A new benchmark shows that visually realistic robot videos often cannot be executed as actions.

A machine-rendered reading of the paper's core claim, the machinery that carries it, and where it could break.

The paper introduces RoboWM-Bench to evaluate video world models by converting their generated manipulation videos into robot action sequences that are then run in physics simulation. It builds on real-to-sim scene reconstruction and diverse tasks to measure whether predicted behaviors are physically consistent enough to succeed when embodied. Testing current models reveals that high visual quality frequently fails to produce executable actions, especially in long-horizon or contact-heavy interactions due to issues like spatial errors and distorted geometry. This distinction matters for robot learning because future systems may depend on these models to generate training data at scale, so visual appeal alone is not enough to guarantee usable supervision. The benchmark provides a reproducible way to quantify this gap and identify recurring failure modes.

Core claim

RoboWM-Bench converts generated human-hand and robotic manipulation videos into embodied action sequences and validates them through execution in physically grounded simulation environments built on real-to-sim reconstruction.
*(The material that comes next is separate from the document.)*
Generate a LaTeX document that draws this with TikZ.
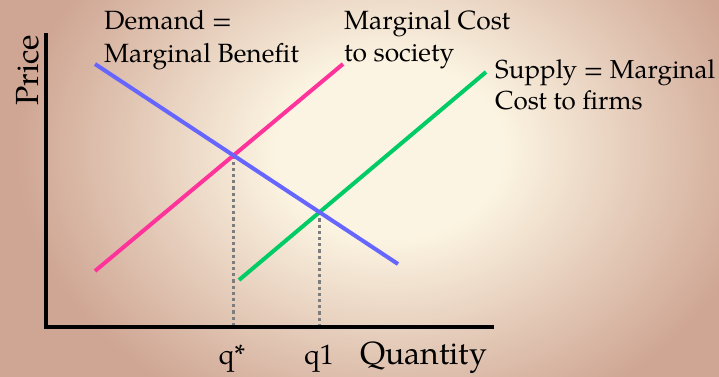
\documentclass[tikz,border=0pt]{standalone}
\usepackage{fontspec}
\setmainfont{TeX Gyre Pagella}
\usetikzlibrary{intersections}
\definecolor{bgin}{RGB}{252,244,226}
\definecolor{bgout}{RGB}{207,165,147}
\definecolor{demandblue}{RGB}{102,102,255}
\definecolor{societypink}{RGB}{255,51,153}
\definecolor{supplygreen}{RGB}{0,204,102}
\definecolor{dotgray}{RGB}{125,125,125}
\pgfdeclareradialshading{bgshade}{\pgfpoint{0bp}{0bp}}{color(0bp)=(bgin); color(6bp)=(bgin); color(20bp)=(bgout); color(50bp)=(bgout)}
\tikzset{
  curve/.style={line width=4pt},
  axisline/.style={line width=4pt, black},
  guide/.style={line width=3pt, dotgray, dash pattern=on 3.2pt off 3pt},
  lbl/.style={inner sep=0pt, font=\fontsize{26.4}{31}\selectfont, anchor=base west},
  ticklbl/.style={inner sep=0pt, font=\fontsize{28}{33}\selectfont, anchor=base},
  bigl/.style={inner sep=0pt, font=\fontsize{32}{38}\selectfont, anchor=base west}
}
\begin{document}
\begin{tikzpicture}[x=1pt,y=-1pt]
\useasboundingbox (0,0) rectangle (719,376);
\begin{scope}
\clip (0,0) rectangle (719,376);
\shade[shading=bgshade] (-79,-215) rectangle (859,515);
\end{scope}
% axes
\coordinate (ytop) at (46,33);
\coordinate (origin) at (46,327);
\coordinate (xend) at (494,327);
% curve end points
\coordinate (d1) at (95,64);
\coordinate (d2) at (398,264);
\coordinate (s1) at (95,271);
\coordinate (s2) at (343,64);
\coordinate (f1) at (239,280);
\coordinate (f2) at (486,72);
\path[name path=demand] (d1) -- (d2);
\path[name path=society] (s1) -- (s2);
\path[name path=firms] (f1) -- (f2);
\path[name intersections={of=demand and society, by=qstar}];
\path[name intersections={of=demand and firms, by=qone}];
% guides
\draw[guide] (qstar) -- (qstar |- origin);
\draw[guide] (qone) -- (qone |- origin);
% curves
\draw[curve, societypink] (s1) -- (s2);
\draw[curve, supplygreen] (f1) -- (f2);
\draw[curve, demandblue] (d1) -- (d2);
\draw[axisline] (ytop) -- (origin) -- (xend);
% labels
\node[lbl] (dem1) at (104,29) {Demand =};
\node[lbl] (dem2) at (104,62) {Marginal Benefit};
\node[lbl] (soc1) at (344,29) {Marginal Cost};
\node[lbl] (soc2) at (344,61) {to society};
\node[lbl, font=\fontsize{26}{31}\selectfont] (sup1) at (495,78) {Supply = Marginal};
\node[lbl, font=\fontsize{26}{31}\selectfont] (sup2) at (495,109) {Cost to firms};
\node[bigl, rotate=90] (price) at (38,106) {Price};
\node[ticklbl] (qsl) at (232,364) {q*};
\node[ticklbl] (q1l) at (319,364) {q1};
\node[bigl] (qty) at (360,364) {Quantity};
\end{tikzpicture}
\end{document}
When applied to state-of-the-art video world models, it shows that visual plausibility and embodied executability are not always aligned, with recurring problems in spatial reasoning, contact prediction, and non-physical geometric distortions particularly in complex and long-horizon interactions.

What carries the argument

RoboWM-Bench, which translates video predictions into executable action sequences for validation in simulation.

If this is right

  • World models for robotics need training signals that enforce physical executability beyond visual fidelity.
  • Embodied execution tests should become standard alongside visual metrics when assessing manipulation world models.
  • Complex and long-horizon tasks expose larger gaps between predicted visuals and workable actions.
  • Real-to-sim reconstruction enables scalable, standardized checks of physical consistency in generated videos.

Where Pith is reading between the lines

These are editorial extensions of the paper, not claims the author makes directly.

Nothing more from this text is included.